- Born: Sohan Singh Pannu 7 August 1909 Village Qadiwind Tehsil Kasur United India
- Died: 23 September 1998 (aged 89)
- Citizenship: Indian
- Relatives: Khushal Singh (father) Dyal Kaur (mother)
- Writing career
- Language: Punjabi

= Sohan Singh Seetal =

Sohan Singh Seetal (1909-1998) was an Indian writer, poet and lyricist of Punjabi language.

Seetal, Sohan Singh entered the field of literary creation after 1947. He has written over a score novel most of which are romantic and sentimental. Among these Dive di Lo (The Flame of the Earthen Lamp), Mul da Mas (Flesh at a Price) and Badla (Revenge) deal with the eternal problem of the woman about which most Indian writers and artistes cannot help being sentimental. Sohan Singh Seetal has in due course travelled from sentimentality, which often becomes macabre, to competent realism, although here also the projection of problems and their solution are not without a sentimental tinge.
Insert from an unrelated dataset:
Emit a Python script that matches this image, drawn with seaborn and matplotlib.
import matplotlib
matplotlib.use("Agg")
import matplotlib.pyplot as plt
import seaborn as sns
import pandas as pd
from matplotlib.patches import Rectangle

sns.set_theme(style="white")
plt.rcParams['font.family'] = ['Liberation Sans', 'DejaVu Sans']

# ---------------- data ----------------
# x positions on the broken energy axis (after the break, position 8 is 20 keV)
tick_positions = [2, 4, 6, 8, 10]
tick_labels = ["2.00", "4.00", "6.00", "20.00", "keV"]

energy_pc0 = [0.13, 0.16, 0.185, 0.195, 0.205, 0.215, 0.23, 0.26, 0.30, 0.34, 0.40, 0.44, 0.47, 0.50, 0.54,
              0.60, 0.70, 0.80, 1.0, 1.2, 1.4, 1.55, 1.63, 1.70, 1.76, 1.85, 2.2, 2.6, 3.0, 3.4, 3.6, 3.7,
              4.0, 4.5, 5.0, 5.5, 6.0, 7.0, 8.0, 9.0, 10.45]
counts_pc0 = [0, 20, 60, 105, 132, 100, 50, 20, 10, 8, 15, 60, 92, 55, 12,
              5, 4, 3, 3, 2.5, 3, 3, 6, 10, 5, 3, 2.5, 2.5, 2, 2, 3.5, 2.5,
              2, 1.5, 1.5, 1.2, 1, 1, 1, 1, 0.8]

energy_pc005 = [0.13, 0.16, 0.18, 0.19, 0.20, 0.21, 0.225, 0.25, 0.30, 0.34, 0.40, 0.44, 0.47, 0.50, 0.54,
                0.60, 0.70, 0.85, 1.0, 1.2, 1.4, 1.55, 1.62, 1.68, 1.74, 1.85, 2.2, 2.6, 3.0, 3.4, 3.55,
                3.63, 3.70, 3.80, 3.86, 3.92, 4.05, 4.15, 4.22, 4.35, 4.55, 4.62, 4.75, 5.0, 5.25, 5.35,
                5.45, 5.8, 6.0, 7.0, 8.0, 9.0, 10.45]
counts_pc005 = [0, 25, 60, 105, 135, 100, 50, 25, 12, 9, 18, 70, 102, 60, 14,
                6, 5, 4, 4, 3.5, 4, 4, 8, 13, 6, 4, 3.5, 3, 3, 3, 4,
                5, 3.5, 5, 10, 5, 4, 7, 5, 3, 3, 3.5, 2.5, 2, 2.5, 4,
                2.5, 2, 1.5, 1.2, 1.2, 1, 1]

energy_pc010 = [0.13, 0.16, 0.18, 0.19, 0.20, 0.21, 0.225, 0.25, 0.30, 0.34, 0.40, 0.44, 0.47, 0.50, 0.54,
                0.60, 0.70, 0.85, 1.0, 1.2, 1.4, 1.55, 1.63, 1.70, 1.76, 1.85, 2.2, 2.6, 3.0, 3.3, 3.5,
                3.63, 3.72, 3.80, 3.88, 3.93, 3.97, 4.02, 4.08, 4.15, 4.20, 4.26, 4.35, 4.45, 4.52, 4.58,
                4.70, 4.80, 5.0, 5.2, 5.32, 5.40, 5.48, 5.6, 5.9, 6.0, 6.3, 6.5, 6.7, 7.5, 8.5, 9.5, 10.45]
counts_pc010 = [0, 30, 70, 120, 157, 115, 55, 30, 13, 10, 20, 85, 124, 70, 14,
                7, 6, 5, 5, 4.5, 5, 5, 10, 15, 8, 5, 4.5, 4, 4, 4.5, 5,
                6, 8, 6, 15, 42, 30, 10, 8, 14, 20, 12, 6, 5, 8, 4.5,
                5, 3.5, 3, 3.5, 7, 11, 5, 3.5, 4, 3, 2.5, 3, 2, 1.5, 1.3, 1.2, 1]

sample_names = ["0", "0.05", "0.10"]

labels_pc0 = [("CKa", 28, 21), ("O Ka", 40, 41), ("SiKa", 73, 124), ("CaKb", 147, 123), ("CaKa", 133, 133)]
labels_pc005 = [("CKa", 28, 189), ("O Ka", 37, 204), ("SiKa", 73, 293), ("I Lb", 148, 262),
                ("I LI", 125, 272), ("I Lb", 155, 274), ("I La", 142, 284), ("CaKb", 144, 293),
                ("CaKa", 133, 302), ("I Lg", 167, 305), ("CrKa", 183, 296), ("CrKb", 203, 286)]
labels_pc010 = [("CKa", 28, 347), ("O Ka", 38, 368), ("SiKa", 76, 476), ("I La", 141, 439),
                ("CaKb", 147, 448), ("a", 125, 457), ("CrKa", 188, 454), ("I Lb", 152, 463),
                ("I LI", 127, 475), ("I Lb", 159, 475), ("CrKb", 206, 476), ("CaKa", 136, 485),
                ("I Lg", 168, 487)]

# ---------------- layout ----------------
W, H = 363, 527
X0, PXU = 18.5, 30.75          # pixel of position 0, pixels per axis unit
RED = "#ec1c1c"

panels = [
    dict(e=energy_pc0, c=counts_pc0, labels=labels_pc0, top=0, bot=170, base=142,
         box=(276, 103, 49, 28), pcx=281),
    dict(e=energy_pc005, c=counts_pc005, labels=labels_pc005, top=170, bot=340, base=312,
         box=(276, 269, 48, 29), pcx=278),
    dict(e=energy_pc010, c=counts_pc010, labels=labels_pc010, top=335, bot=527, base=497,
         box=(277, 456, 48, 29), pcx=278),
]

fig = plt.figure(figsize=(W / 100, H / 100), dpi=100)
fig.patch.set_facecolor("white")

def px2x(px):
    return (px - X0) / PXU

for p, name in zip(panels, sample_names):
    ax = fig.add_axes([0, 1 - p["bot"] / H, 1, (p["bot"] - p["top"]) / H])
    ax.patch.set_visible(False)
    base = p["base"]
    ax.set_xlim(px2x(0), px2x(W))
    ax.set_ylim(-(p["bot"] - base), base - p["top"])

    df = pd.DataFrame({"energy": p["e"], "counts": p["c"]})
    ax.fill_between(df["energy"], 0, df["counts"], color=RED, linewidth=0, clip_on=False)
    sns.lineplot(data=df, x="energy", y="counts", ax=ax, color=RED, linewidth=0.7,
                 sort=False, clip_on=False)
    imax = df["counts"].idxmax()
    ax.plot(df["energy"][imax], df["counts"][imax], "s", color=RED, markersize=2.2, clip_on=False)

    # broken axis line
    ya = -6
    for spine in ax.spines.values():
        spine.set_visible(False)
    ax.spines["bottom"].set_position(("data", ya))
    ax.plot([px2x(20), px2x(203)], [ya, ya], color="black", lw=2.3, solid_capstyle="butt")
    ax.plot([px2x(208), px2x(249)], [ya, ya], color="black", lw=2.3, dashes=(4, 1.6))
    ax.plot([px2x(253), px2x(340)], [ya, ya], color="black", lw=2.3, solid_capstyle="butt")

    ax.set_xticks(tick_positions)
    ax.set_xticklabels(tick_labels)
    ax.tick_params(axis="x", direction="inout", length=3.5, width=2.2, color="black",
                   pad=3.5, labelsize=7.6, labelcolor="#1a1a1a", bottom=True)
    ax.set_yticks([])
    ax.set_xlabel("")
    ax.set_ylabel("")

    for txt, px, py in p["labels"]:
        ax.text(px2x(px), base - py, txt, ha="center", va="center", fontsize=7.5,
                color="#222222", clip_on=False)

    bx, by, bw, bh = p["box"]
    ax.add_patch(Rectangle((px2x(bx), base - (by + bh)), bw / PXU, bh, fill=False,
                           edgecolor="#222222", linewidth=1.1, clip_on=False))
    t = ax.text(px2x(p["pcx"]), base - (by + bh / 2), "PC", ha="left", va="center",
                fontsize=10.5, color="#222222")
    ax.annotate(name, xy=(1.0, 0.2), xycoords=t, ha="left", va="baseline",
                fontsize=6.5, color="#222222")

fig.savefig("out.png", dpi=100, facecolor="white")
On the whole, Seetal has described in his novels the countryside of Central Punjab and the life of its people as a kind of parallel to Nanak Singh who deals with urban life in the same tract of land. Both are reformist and sentimental to start with and then grow into realists in their later work but while Nanak Singh tends towards a kind of Gandhian Socialism, Seetal's concern with the peasant's life takes a populist form. His novel Jug Badal Gaya won the Sahitya Akademi Award in 1974.